The DLQ's job is not to retry — it's to isolate bad messages so they don't poison the main queue, and give engineers a safe place to inspect them without time pressure.


DLQ in a pub/sub setup — two failure points#

In a task queue, there's one DLQ. In pub/sub, there are two separate failure points, and each has its own DLQ.

Failure point 1: Fan-out fails#

The pub/sub system tries to copy the message into a subscriber's internal queue — but that queue is down, full, or unreachable. The message never even reaches a worker.

photo_posted_123 published
→ Copied to Notification queue ✓
→ Copied to Feed queue ✓
→ Moderation queue is down → pub/sub retries → keeps failing
→ After N retries → goes to pub/sub level DLQ

This is a delivery failure at the pub/sub level.
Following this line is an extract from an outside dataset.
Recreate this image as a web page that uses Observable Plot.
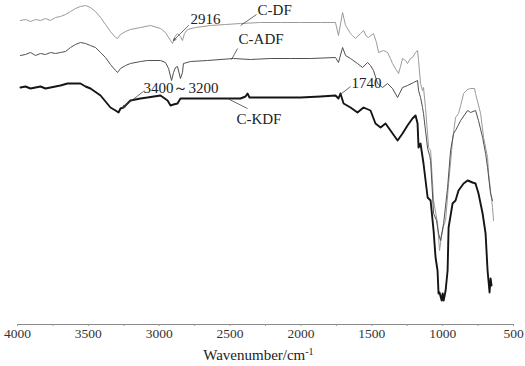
<!DOCTYPE html>
<html><head><meta charset="utf-8">
<script src="https://cdn.jsdelivr.net/npm/d3@7"></script>
<script src="https://cdn.jsdelivr.net/npm/@observablehq/plot@0.6"></script>
<style>
body{margin:0;background:#fff}
svg{display:block}
#chart svg, #chart svg text{font-family:"Liberation Serif","Times New Roman",serif !important}
</style>
</head><body><div id="chart"></div>
<script>
// FTIR spectra: [wavenumber (cm-1), transmittance (a.u.)]
const cDF = [
[3979,310],[3944,311],[3908,309],[3873,311],[3838,310],[3802,312],[3767,310],[3732,313],[3697,314],[3661,316],[3626,319],[3591,322],[3556,324],[3520,325],[3485,323],[3450,319],[3414,313],[3379,306],[3344,299],[3308,293],[3294,292],[3273,296],[3238,299],[3203,301],[3132,303],[3061,305],[2991,302],[2956,298],[2920,290],[2906,287],[2892,293],[2871,297],[2850,294],[2836,290],[2822,297],[2800,301],[2744,303],[2638,305],[2532,306],[2426,307],[2285,308],[2144,308],[2003,308],[1862,308],[1756,308],[1735,295],[1706,318],[1685,305],[1650,297],[1636,295],[1615,292],[1579,297],[1558,300],[1537,294],[1523,293],[1488,297],[1467,288],[1452,278],[1417,280],[1389,278],[1368,272],[1354,267],[1333,262],[1311,257],[1297,264],[1283,272],[1262,270],[1248,267],[1227,272],[1213,273],[1191,278],[1177,280],[1170,270],[1156,247],[1142,240],[1135,243],[1121,223],[1099,183],[1085,180],[1064,130],[1036,107],[1022,80],[1007,95],[993,105],[979,110],[958,147],[930,190],[909,213],[888,217],[873,225],[852,237],[824,241],[803,242],[775,242],[768,237],[732,217],[711,193],[683,173],[676,157],[662,140],[648,123],[641,110]
];
const cADF = [
[3979,275],[3944,276],[3908,278],[3873,275],[3838,277],[3802,276],[3767,278],[3732,277],[3697,278],[3661,279],[3626,283],[3591,286],[3556,288],[3520,287],[3485,285],[3450,283],[3414,278],[3379,273],[3344,266],[3308,260],[3294,258],[3273,262],[3238,265],[3203,267],[3132,269],[3083,270],[2991,270],[2956,268],[2934,262],[2913,250],[2899,258],[2885,263],[2871,264],[2850,252],[2836,258],[2829,267],[2779,269],[2659,270],[2476,272],[2356,271],[2215,272],[2073,272],[1932,272],[1756,273],[1735,268],[1706,283],[1685,275],[1650,272],[1601,267],[1565,263],[1530,268],[1509,265],[1488,260],[1459,247],[1424,243],[1389,247],[1354,242],[1318,233],[1283,243],[1248,245],[1205,248],[1177,250],[1170,240],[1156,233],[1142,223],[1135,217],[1106,182],[1092,175],[1085,170],[1064,117],[1043,110],[1029,97],[1015,90],[993,107],[965,143],[944,180],[923,197],[909,200],[873,210],[824,220],[803,218],[768,220],[747,210],[718,193],[697,177],[683,163],[662,137],[648,130]
];
const cKDF = [
[3979,243],[3944,244],[3908,242],[3873,243],[3838,244],[3802,242],[3767,243],[3732,244],[3697,245],[3647,247],[3591,247],[3556,247],[3520,244],[3485,242],[3414,235],[3344,223],[3308,220],[3287,218],[3273,222],[3252,223],[3203,230],[3132,232],[3083,233],[2991,235],[2941,230],[2920,225],[2899,226],[2871,227],[2850,232],[2800,232],[2709,232],[2567,232],[2426,232],[2391,234],[2377,237],[2363,233],[2285,233],[2144,233],[2003,233],[1862,234],[1756,235],[1735,232],[1721,237],[1699,227],[1650,223],[1601,218],[1558,223],[1509,220],[1474,207],[1438,203],[1403,207],[1368,200],[1318,190],[1283,197],[1248,205],[1213,212],[1191,215],[1177,207],[1170,183],[1156,187],[1135,167],[1106,133],[1085,130],[1064,100],[1050,73],[1036,60],[1029,37],[1022,38],[1007,30],[1000,37],[993,30],[979,40],[965,60],[958,103],[930,127],[909,130],[888,140],[852,147],[824,150],[789,148],[768,147],[747,137],[718,117],[697,97],[683,60],[669,38],[662,52],[655,45]
];

const majorTicks = [4000, 3500, 3000, 2500, 2000, 1500, 1000, 500];
const minorTicks = d3.range(4000, 499, -250);

// annotations
const labelText = ["C-DF", "C-ADF", "C-KDF", "2916", "3400\uFF5E3200", "1740"];
const labelWn   = [2306, 2440, 2455, 2779, 3111, 1643];
const labelT    = [320, 291, 211, 311, 242, 247];

// plain leader lines [wn1, t1, wn2, t2]
const leaders = [[2313,316,2426,305],[2447,282,2490,271],[2518,232,2377,222],[1650,244,1721,236]];
// arrows pointing at bands
const arrows = [[2793,305,2899,290],[3111,239,3259,223]];

const xTitle = "Wavenumber/cm-1";
const xTitleWn = 2300;

const rows = (arr) => arr.map(([wn, t]) => ({wn, t}));
const labels = labelText.map((text, i) => ({text, wn: labelWn[i], t: labelT[i]}));
const seg = (arr) => arr.map(([x1, y1, x2, y2]) => ({x1, y1, x2, y2}));

const serif = "Liberation Serif";

const chart = Plot.plot({
  width: 525, height: 366,
  marginLeft: 17, marginRight: 12, marginTop: 0, marginBottom: 42,
  style: {background: "white", color: "#222", overflow: "visible"},
  x: {domain: [4000, 500]},
  y: {domain: [6, 330], axis: null},
  marks: [
    Plot.frame({anchor: "bottom", stroke: "#8a8a8a"}),
    Plot.axisX({ticks: minorTicks, tickSize: 2, text: null, label: null, stroke: "#999"}),
    Plot.axisX({ticks: majorTicks, tickSize: 0, tickPadding: 4, tickFormat: "d", fontSize: 13.5, fontFamily: serif, label: null, fill: "#333"}),
    Plot.line(rows(cDF), {x: "wn", y: "t", stroke: "#9a9a9a", strokeWidth: 1}),
    Plot.line(rows(cADF), {x: "wn", y: "t", stroke: "#505050", strokeWidth: 1}),
    Plot.line(rows(cKDF), {x: "wn", y: "t", stroke: "#151515", strokeWidth: 1.9}),
    Plot.link(seg(leaders), {x1: "x1", y1: "y1", x2: "x2", y2: "y2", stroke: "#444", strokeWidth: 0.8}),
    Plot.arrow(seg(arrows), {x1: "x1", y1: "y1", x2: "x2", y2: "y2", stroke: "#444", strokeWidth: 0.8, headLength: 5, headAngle: 50}),
    Plot.text(labels, {x: "wn", y: "t", text: "text", textAnchor: "start", fontSize: 15, fontFamily: serif, fill: "#222"}),
    Plot.text([{text: xTitle, wn: xTitleWn}], {x: "wn", text: "text", frameAnchor: "bottom", dy: 35, fontSize: 15, fontFamily: serif, fill: "#222"})
  ]
});

// render the "-1" of the axis title as a superscript
d3.select(chart).selectAll("text").each(function() {
  if (this.textContent === xTitle) {
    const t = d3.select(this);
    t.text("Wavenumber/cm");
    t.append("tspan").attr("font-size", "10px").attr("dy", "-0.5em").text("-1");
  }
});

document.getElementById("chart").appendChild(chart);
</script>
</body></html>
The pub/sub system has its own DLQ for this case.

Failure point 2: Processing fails#

The message made it into the subscriber's queue, but the worker keeps crashing on it.

photo_posted_123 in each subscriber's queue:
→ Notification queue  → fails 5 times → moved to Notification's DLQ
→ Feed queue          → processed fine ✓
→ Moderation queue    → fails 5 times → moved to Moderation's DLQ

Each subscriber's queue tracks its own failure count and has its own DLQ independently.

The two layers#

graph TD
    PS[Pub/Sub System] -->|fan-out fails| FDLQ[Fan-out DLQ]
    PS -->|fan-out succeeds| NQ[Notification Queue]
    PS -->|fan-out succeeds| FQ[Feed Queue]
    PS -->|fan-out succeeds| MQ[Moderation Queue]
    NQ -->|processing fails N times| NDLQ[Notification DLQ]
    MQ -->|processing fails N times| MDLQ[Moderation DLQ]
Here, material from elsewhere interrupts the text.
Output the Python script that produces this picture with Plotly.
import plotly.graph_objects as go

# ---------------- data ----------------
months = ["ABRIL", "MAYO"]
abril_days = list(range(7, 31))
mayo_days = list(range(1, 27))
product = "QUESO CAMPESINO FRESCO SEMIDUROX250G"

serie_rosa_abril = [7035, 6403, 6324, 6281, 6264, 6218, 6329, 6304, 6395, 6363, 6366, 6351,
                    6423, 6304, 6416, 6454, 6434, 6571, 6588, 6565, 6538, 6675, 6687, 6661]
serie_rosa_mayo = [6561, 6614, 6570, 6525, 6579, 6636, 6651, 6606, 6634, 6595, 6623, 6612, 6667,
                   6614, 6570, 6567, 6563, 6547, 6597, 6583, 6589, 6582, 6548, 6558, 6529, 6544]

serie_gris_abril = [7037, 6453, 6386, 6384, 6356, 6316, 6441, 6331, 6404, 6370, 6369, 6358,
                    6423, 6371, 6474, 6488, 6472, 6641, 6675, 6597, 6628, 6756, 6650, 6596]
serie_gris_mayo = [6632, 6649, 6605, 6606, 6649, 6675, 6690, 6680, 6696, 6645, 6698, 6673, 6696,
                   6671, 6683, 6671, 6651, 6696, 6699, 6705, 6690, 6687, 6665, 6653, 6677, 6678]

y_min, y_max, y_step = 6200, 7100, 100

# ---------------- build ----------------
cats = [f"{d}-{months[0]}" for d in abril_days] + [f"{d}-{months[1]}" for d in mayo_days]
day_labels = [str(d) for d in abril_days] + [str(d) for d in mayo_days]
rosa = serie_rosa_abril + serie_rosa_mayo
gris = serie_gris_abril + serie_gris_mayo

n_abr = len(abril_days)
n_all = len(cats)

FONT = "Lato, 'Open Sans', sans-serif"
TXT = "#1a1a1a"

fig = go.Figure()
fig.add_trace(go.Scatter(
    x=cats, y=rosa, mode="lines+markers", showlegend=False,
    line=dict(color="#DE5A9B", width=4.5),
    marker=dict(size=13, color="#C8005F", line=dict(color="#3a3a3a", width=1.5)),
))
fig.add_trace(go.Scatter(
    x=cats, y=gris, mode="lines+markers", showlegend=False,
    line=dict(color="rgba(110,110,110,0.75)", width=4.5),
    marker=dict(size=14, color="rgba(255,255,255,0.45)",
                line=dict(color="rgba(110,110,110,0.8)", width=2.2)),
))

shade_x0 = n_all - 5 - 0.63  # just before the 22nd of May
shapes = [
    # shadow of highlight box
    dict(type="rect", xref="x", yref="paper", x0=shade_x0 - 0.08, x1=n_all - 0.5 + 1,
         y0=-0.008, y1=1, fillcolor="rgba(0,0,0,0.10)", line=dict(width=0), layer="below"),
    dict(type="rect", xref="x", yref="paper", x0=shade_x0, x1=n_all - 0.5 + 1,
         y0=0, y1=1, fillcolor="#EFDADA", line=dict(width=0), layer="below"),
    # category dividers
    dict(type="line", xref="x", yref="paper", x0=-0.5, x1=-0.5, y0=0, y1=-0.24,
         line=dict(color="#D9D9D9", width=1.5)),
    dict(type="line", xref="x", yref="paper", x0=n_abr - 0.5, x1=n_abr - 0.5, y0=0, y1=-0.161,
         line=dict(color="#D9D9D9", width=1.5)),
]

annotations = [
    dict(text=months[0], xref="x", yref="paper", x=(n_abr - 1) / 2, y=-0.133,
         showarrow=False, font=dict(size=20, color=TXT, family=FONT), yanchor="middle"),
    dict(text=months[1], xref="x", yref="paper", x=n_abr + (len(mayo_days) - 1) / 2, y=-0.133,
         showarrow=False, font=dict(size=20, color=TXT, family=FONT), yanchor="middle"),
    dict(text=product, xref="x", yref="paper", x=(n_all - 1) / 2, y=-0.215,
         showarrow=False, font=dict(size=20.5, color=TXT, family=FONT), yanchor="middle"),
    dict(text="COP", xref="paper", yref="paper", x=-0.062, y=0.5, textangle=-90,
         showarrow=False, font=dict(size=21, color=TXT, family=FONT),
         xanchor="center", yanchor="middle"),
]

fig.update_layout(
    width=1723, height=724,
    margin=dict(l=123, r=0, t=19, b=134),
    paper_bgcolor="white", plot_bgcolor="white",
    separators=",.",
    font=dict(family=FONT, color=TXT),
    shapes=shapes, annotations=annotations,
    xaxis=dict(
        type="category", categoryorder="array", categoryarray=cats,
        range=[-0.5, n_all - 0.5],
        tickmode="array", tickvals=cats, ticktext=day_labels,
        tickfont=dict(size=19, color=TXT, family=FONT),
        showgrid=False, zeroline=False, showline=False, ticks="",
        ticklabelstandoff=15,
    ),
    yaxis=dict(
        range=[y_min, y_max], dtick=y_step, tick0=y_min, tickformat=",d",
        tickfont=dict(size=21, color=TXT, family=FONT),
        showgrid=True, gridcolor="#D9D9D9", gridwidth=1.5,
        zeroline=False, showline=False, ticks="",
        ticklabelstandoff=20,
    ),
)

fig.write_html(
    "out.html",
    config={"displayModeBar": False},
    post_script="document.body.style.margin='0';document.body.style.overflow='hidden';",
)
A fan-out DLQ filling up means a subscriber's queue is unhealthy — infrastructure problem. A processing DLQ filling up means there's a poison pill or consumer bug — code or data problem. Both need separate alerts.


Interview framing: "I'd configure a DLQ with a max retry count of 5. Any message that fails repeatedly gets moved there automatically. We'd alert on DLQ depth — if messages start accumulating, an engineer gets paged. Once the bug is fixed, we replay the DLQ back onto the main queue. This keeps the main queue healthy and gives us full visibility into failures without losing any messages."